• [WRITTEN EXERCISE]: Only lines holding the string "this" are wanted; copy each one from the material.

• [RECORDS TO PROCESS]:
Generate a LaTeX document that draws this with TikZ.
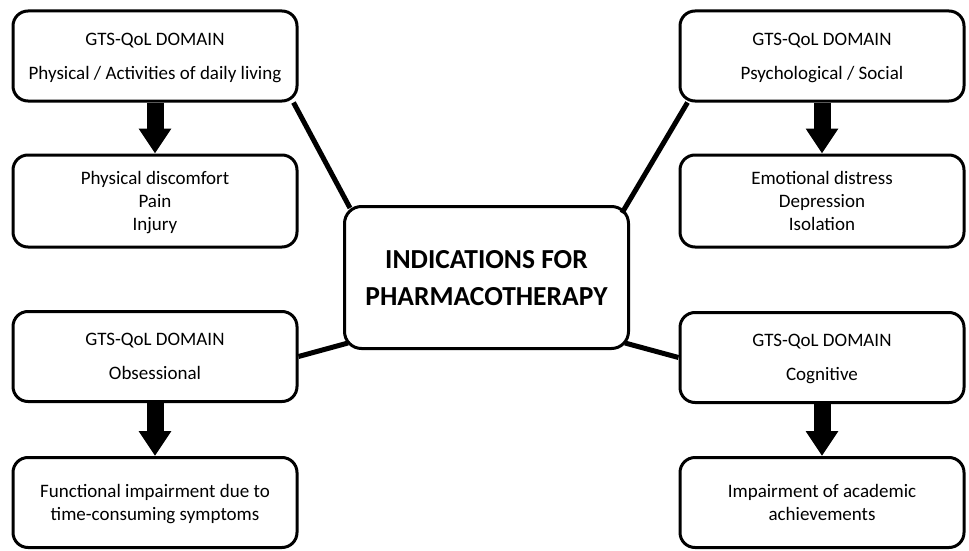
\documentclass[tikz,border=0pt]{standalone}
\usepackage{fontspec}
\setmainfont{Carlito}
\usetikzlibrary{calc,arrows.meta}

\begin{document}
\begin{tikzpicture}[x=1pt, y=-1pt,
    qolbox/.style={rectangle, draw, line width=3pt, rounded corners=15pt, fill=white,
        minimum width=284pt, minimum height=90pt, align=center, text depth=0pt,
        font=\fontsize{19}{22.8}\selectfont},
    ctrbox/.style={rectangle, draw, line width=3pt, rounded corners=17pt, fill=white,
        minimum width=284pt, minimum height=142pt, align=center, text depth=0pt,
        font=\fontsize{27.5}{37}\selectfont\bfseries},
    linkline/.style={draw, line width=5pt},
    bigarrow/.style={draw, line width=17pt, -{Triangle[width=31pt,length=25pt]}}]
    \useasboundingbox (0,0) rectangle (969,551);
    % Place nodes
    \node [ctrbox] (ctr) at (486.5,277.5) {INDICATIONS FOR\\PHARMACOTHERAPY};
    \node [qolbox] (tl) at (155,56) {GTS-QoL DOMAIN\\[11pt]Physical / Activities of daily living};
    \node [qolbox, minimum height=92pt] (tlx) at (155,201) {Physical discomfort\\Pain\\Injury};
    \node [qolbox] (tr) at (822,56) {GTS-QoL DOMAIN\\[11pt]Psychological / Social};
    \node [qolbox, minimum height=92pt] (trx) at (822,201) {Emotional distress\\Depression\\Isolation};
    \node [qolbox] (bl) at (155,356.5) {GTS-QoL DOMAIN\\[11pt]Obsessional};
    \node [qolbox] (blx) at (155,502.5) {Functional impairment due to\\time-consuming symptoms};
    \node [qolbox] (br) at (822,357.5) {GTS-QoL DOMAIN\\[11pt]Cognitive};
    \node [qolbox] (brx) at (822,502.5) {Impairment of academic\\achievements};
    % Domain to consequence
    \path [bigarrow] (tl) -- (tlx);
    \path [bigarrow] (tr) -- (trx);
    \path [bigarrow] (bl) -- (blx);
    \path [bigarrow] (br) -- (brx);
    % Links to the centre
    \path [linkline] ($(tl.south east)+(-5,0)$) -- ($(ctr.north west)+(7,3)$);
    \path [linkline] ($(tr.south west)+(9,0)$) -- ($(ctr.north east)+(-8,8)$);
    \path [linkline] (bl.east) -- ($(ctr.south west)+(5,-7)$);
    \path [linkline] ($(ctr.south east)+(-5,-7)$) -- (br.west);
\end{tikzpicture}
\end{document}
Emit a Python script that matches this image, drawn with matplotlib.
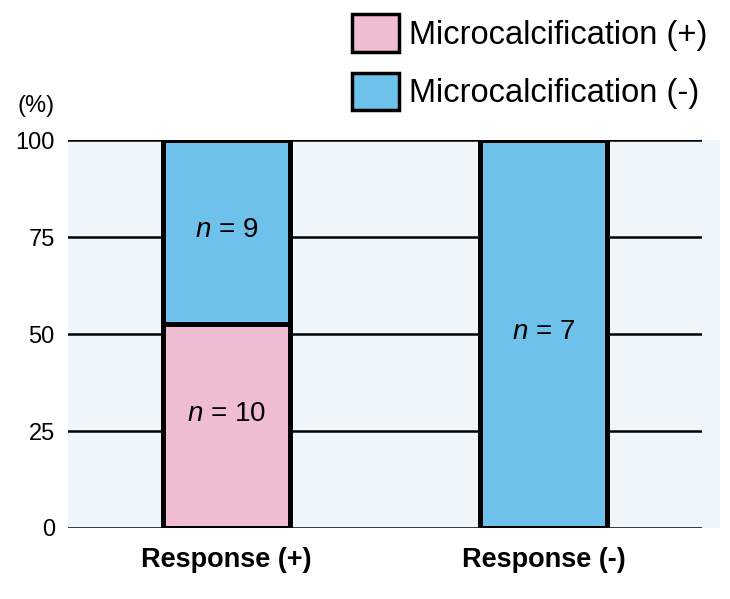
import matplotlib.pyplot as plt
from matplotlib.patches import Patch, Rectangle

plt.rcParams['font.family'] = ['Liberation Sans', 'DejaVu Sans']
plt.rcParams['mathtext.fontset'] = 'custom'
plt.rcParams['mathtext.rm'] = 'Liberation Sans'
plt.rcParams['mathtext.it'] = 'Liberation Sans:italic'

groups = ['Response (+)', 'Response (-)']
calc_pos = [10, 0]   # Microcalcification (+) counts
calc_neg = [9, 7]    # Microcalcification (-) counts
y_ticks = [0, 25, 50, 75, 100]

pink = '#f0bcd4'
blue = '#6ec1ea'

totals = [a + b for a, b in zip(calc_pos, calc_neg)]
pct_pos = [100 * a / t for a, t in zip(calc_pos, totals)]
pct_neg = [100 * b / t for b, t in zip(calc_neg, totals)]

fig = plt.figure(figsize=(7.3, 5.99), dpi=100)
ax = fig.add_axes([68 / 730, 1 - 528 / 599, 634 / 730, 388 / 599])

# light background, a bit wider than the grid lines
ax.set_facecolor('none')
ax.add_patch(Rectangle((0, 0), 1.028, 1, transform=ax.transAxes,
                       facecolor='#eef5fb', edgecolor='none',
                       zorder=0, clip_on=False))

x = range(len(groups))
ax.bar(x, pct_pos, width=0.4, color=pink, edgecolor='black', linewidth=3.6, zorder=3)
ax.bar(x, pct_neg, width=0.4, bottom=pct_pos, color=blue, edgecolor='black',
       linewidth=3.6, zorder=3)

for i in x:
    if calc_pos[i] > 0:
        ax.text(i, pct_pos[i] / 2 + 3, r'$\mathit{n}$ = %d' % calc_pos[i],
                ha='center', va='center', fontsize=20, zorder=4)
    if calc_neg[i] > 0:
        ax.text(i, pct_pos[i] + pct_neg[i] / 2 + 0.5, r'$\mathit{n}$ = %d' % calc_neg[i],
                ha='center', va='center', fontsize=20, zorder=4)

ax.set_xlim(-0.5, 1.5)
ax.set_ylim(0, 100)
ax.set_yticks(y_ticks)
ax.set_yticklabels([str(t) for t in y_ticks], fontsize=17)
ax.set_xticks(list(x))
ax.set_xticklabels(groups, fontsize=19.5, fontweight='bold')
ax.tick_params(axis='y', length=0, pad=9.5)
ax.tick_params(axis='x', length=0, pad=14)
ax.yaxis.grid(True, color='black', linewidth=1.8, zorder=1)
ax.set_axisbelow(True)
for s in ax.spines.values():
    s.set_visible(False)

fig.text(36 / 730, 1 - 106 / 599, '(%)', fontsize=17, ha='center', va='center')

handles = [Patch(facecolor=pink, edgecolor='black', linewidth=2.5),
           Patch(facecolor=blue, edgecolor='black', linewidth=2.5)]
fig.legend(handles, ['Microcalcification (+)', 'Microcalcification (-)'],
           loc='upper left', bbox_to_anchor=(352 / 730, 1 - 14 / 599),
           frameon=False, fontsize=23.5, handlelength=1.45, handleheight=1.4,
           handletextpad=0.3, labelspacing=0.64, borderpad=0, borderaxespad=0)

fig.savefig('out.png', dpi=100)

• [TASK RESPONSE]:
Generate a LaTeX document that draws this with TikZ.
Emit a Python script that matches this image, drawn with matplotlib.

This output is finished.